1965 - On the first date of their anniversary tour, Rolling Stone bass player Bill Wyman is knocked unconscious by an electrical shock from a microphone stand in Odense, Denmark.

1965 - The U.S. spacecraft Ranger 9 crash-lands on the moon. Some of the 5,000 pictures it sends back are broadcast live on TV for the first time.

1966 - Albert King makes his Stax recording debut in Memphis with Laundromat Blues / Overall Junction accompanied by Wayne Jackson, Andrew Love, Raymond Hill, Booker T. Jones, Donald 'Duck' Dunn, and Al Jackson.

1968 - As Janis Joplin's solo career staggers along, the San Francisco Chronicle advises that she "go back to Big Brother, if they'll have her."

1972 - Great Britain imposes direct rule over Northern Ireland.

1973 - Pink Floyd releases Dark Side of the Moon.

1973 - Lou Reed is bitten on his bottom by a fan at a concert in Buffalo, New York. The "" occurs while Reed is about to perform Waitin' for the Man. Screaming 'leather!,' the fan gets past security as he assaults Reed. The fan is ejected and Reed comments after the show that the U.S. "seems to breed real animals."

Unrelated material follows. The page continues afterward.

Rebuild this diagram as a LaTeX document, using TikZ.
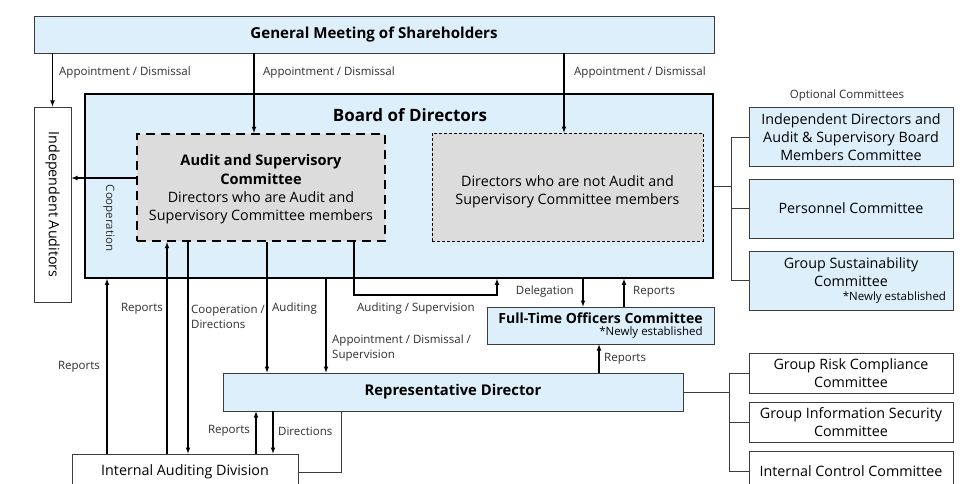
\documentclass[tikz,border=0pt]{standalone}
\usepackage{fontspec}
\setmainfont{Open Sans}
\usetikzlibrary{positioning}
\tikzset{>=latex}

\definecolor{boxblue}{RGB}{221,239,250}
\definecolor{boxgray}{RGB}{220,220,220}
\definecolor{edgegray}{RGB}{60,60,60}
\definecolor{txtgray}{RGB}{45,45,45}

\tikzset{
  blubox/.style={draw=edgegray,fill=boxblue,line width=0.8pt,inner sep=0pt,align=center,text=black},
  whtbox/.style={draw=edgegray,fill=white,line width=0.8pt,inner sep=0pt,align=center,text=black},
  flow/.style={->,line width=1.1pt,black},
  link/.style={line width=0.8pt,edgegray},
  lbl/.style={font=\fontsize{11.5}{15}\selectfont,text=txtgray,inner sep=0pt,align=left},
  boxtxt/.style={font=\fontsize{14.3}{18}\selectfont},
  boxbf/.style={font=\fontsize{14.8}{18}\selectfont\bfseries}
}

\begin{document}
\begin{tikzpicture}[x=1pt,y=-1pt]
\useasboundingbox (0,0) rectangle (963,484);

%%% Shareholders and the board
\node[blubox,boxbf,font=\fontsize{15.1}{18}\selectfont\bfseries,minimum width=680pt,minimum height=37pt] (gms) at (374,34.5) {General Meeting of Shareholders};
\node[whtbox,boxtxt,minimum width=37pt,minimum height=195pt] (ia) at (52.5,204.5) {\rotatebox{-90}{Independent Auditors}};
\node[draw=black,fill=boxblue,line width=1.6pt,minimum width=628pt,minimum height=184pt] (board) at (399,186) {};
\node[font=\fontsize{17}{20}\selectfont\bfseries] (boardtitle) at (410,115) {Board of Directors};

%%% Committees inside the board
\node[draw=black,fill=boxgray,line width=2.2pt,dash pattern=on 9pt off 6pt,minimum width=248pt,minimum height=107pt] (aud) at (261,187.5) {};
\node[align=center,inner sep=0pt,font=\fontsize{14.3}{18.4}\selectfont] (audtxt) at (261,189.5)
  {\bfseries\fontsize{14.6}{18.4}\selectfont Audit and Supervisory\\\bfseries\fontsize{14.6}{18.4}\selectfont Committee\\Directors who are Audit and\\Supervisory Committee members};
\node[draw=black,fill=boxgray,line width=0.7pt,dash pattern=on 3pt off 2pt,minimum width=271pt,minimum height=108pt] (ndir) at (567.5,187) {};
\node[align=center,inner sep=0pt,boxtxt] (ndirtxt) at (567.5,191.5) {Directors who are not Audit and\\Supervisory Committee members};
\node[lbl] (coop) at (109,218) {\rotatebox{-90}{Cooperation}};

%%% Optional committees
\node[lbl] (optional) at (847,96) {Optional Committees};
\node[blubox,boxtxt,minimum width=204pt,minimum height=59pt] (ids) at (851,137) {Independent Directors and\\Audit \& Supervisory Board\\Members Committee};
\node[blubox,boxtxt,minimum width=204pt,minimum height=59pt] (pers) at (851,208.5) {Personnel Committee};
\node[blubox,boxtxt,minimum width=204pt,minimum height=59pt] (gsus) at (851,280.5) {Group Sustainability\\Committee\\[-3.5pt]\makebox[190pt][r]{\fontsize{11.5}{14}\selectfont *Newly established}};

%%% Execution side
\node[blubox,minimum width=227pt,minimum height=37pt,align=right] (fto) at (600.5,325.5) {{\fontsize{14}{16}\selectfont\bfseries Full-Time Officers Committee}\\{\fontsize{11.5}{14}\selectfont *Newly established}};
\node[blubox,boxbf,minimum width=460pt,minimum height=38pt] (rep) at (453,392) {Representative Director};
\node[whtbox,boxtxt,minimum width=226pt,minimum height=36pt] (iad) at (185,472) {Internal Auditing Division};

\node[whtbox,boxtxt,minimum width=204pt,minimum height=40pt] (grc) at (851,373) {Group Risk Compliance\\Committee};
\node[whtbox,boxtxt,minimum width=204pt,minimum height=40pt] (gis) at (851,422) {Group Information Security\\Committee};
\node[whtbox,boxtxt,minimum width=204pt,minimum height=40pt] (icc) at (851,471) {Internal Control Committee};

%%% Columns of the connectors
\coordinate (cgmsa) at (254,0);
\coordinate (cgmsb) at (564,0);
\coordinate (crow) at (0,178);
\coordinate (copt) at (731,0);
\coordinate (cmgmt) at (729,0);
\coordinate (ciarep) at (107,0);
\coordinate (ciaaud) at (167,0);
\coordinate (caudia) at (188,0);
\coordinate (caudrep) at (267,0);
\coordinate (cbdrep) at (326,0);
\coordinate (caudsup) at (354,295);
\coordinate (cbdup) at (497,295);
\coordinate (cdeleg) at (583,0);
\coordinate (cftorep) at (624,0);
\coordinate (crepfto) at (599,0);
\coordinate (ciadrep) at (256,0);
\coordinate (crepiad) at (273,0);
\coordinate (clink) at (341,0);

%%% Appointment / dismissal from the shareholders
\draw[flow] (gms.south -| ia.north) -- (ia.north);
\draw[flow] (gms.south -| cgmsa) -- (aud.north -| cgmsa);
\draw[flow] (gms.south -| cgmsb) -- (ndir.north -| cgmsb);
\node[lbl,anchor=west] (lappa) at (59,73) {Appointment / Dismissal};
\node[lbl,anchor=west] (lappb) at (263,73) {Appointment / Dismissal};
\node[lbl,anchor=west] (lappc) at (574,73) {Appointment / Dismissal};

\draw[flow] (aud.west |- crow) -- (ia.east |- crow);

%%% Board and the optional committees
\draw[link] (board.east) -- (board.east -| copt);
\draw[link] (ids.west) -- (ids.west -| copt) -- (gsus.west -| copt) -- (gsus.west);
\draw[link] (pers.west) -- (pers.west -| copt);

%%% Full-time officers
\draw[flow] (board.south -| cdeleg) -- (fto.north -| cdeleg);
\draw[flow] (fto.north -| cftorep) -- (board.south -| cftorep);
\draw[flow] (aud.south -| caudsup) -- (caudsup) -- (cbdup) -- (board.south -| cbdup);
\draw[flow] (rep.north -| crepfto) -- (fto.south -| crepfto);
\node[lbl,anchor=east] (ldeleg) at (574,292) {Delegation};
\node[lbl,anchor=west] (lrepc) at (633,292) {Reports};
\node[lbl,anchor=west] (laudsup) at (357,309) {Auditing / Supervision};
\node[lbl,anchor=west] (lrepd) at (604,359) {Reports};

%%% Internal audit and representative director
\draw[flow] (iad.north -| ciarep) -- (board.south -| ciarep);
\draw[flow] (iad.north -| ciaaud) -- (aud.south -| ciaaud);
\draw[flow] (aud.south -| caudia) -- (iad.north -| caudia);
\draw[flow] (aud.south -| caudrep) -- (rep.north -| caudrep);
\draw[flow] (board.south -| cbdrep) -- (rep.north -| cbdrep);
\draw[flow] (iad.north -| ciadrep) -- (rep.south -| ciadrep);
\draw[flow] (rep.south -| crepiad) -- (iad.north -| crepiad);
\draw[link] (iad.east) -| (rep.south -| clink);
\node[lbl,anchor=east] (lrepa) at (100,367) {Reports};
\node[lbl,anchor=east] (lrepb) at (163,309) {Reports};
\node[lbl,anchor=west] (lcoopdir) at (191,316.5) {Cooperation /\\Directions};
\node[lbl,anchor=west] (laud) at (272,309) {Auditing};
\node[lbl,anchor=west] (lappsup) at (332,348.5) {Appointment / Dismissal /\\Supervision};
\node[lbl,anchor=east] (lrepe) at (250,431) {Reports};
\node[lbl,anchor=west] (ldir) at (278,431) {Directions};

%%% Management committees
\draw[link] (rep.east) -- (rep.east -| cmgmt);
\draw[link] (grc.west) -- (grc.west -| cmgmt) -- (icc.west -| cmgmt) -- (icc.west);
\draw[link] (gis.west) -- (gis.west -| cmgmt);

\end{tikzpicture}
\end{document}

1978 - The British courts grant British record companies the rights to seize bootleg and pirate recordings.

1989 - At four minutes past midnight, the Exxon Valdez, a 987-foot supertanker loaded with 1,264,155 barrels of North Slope crude oil, runs aground on Bligh Reef in Prince William Sound, Alaska. 11.2 million gallons of oil spill into the sea, mucking up nearly five hundred miles of shoreline. Thousands of workers will spend three years cleaning things up, the costs exceeding $2.1 billion. It is estimated that some 300,000 birds were killed. Some common forms of algae were reduced by half. 2,650 sea otters in Prince William Sound were killed. The spill was also damaging to south central Alaska’s fisheries, with the local population suffering economic, social and psychological consequences that lasted for years. Exxon wound up paying well over a billion dollars in civil settlements and fines.

1996 - The New York State Assembly passes a bill making it a misdemeanor to sell unauthorized copies of records or tapes; such records are commonly known as bootlegs.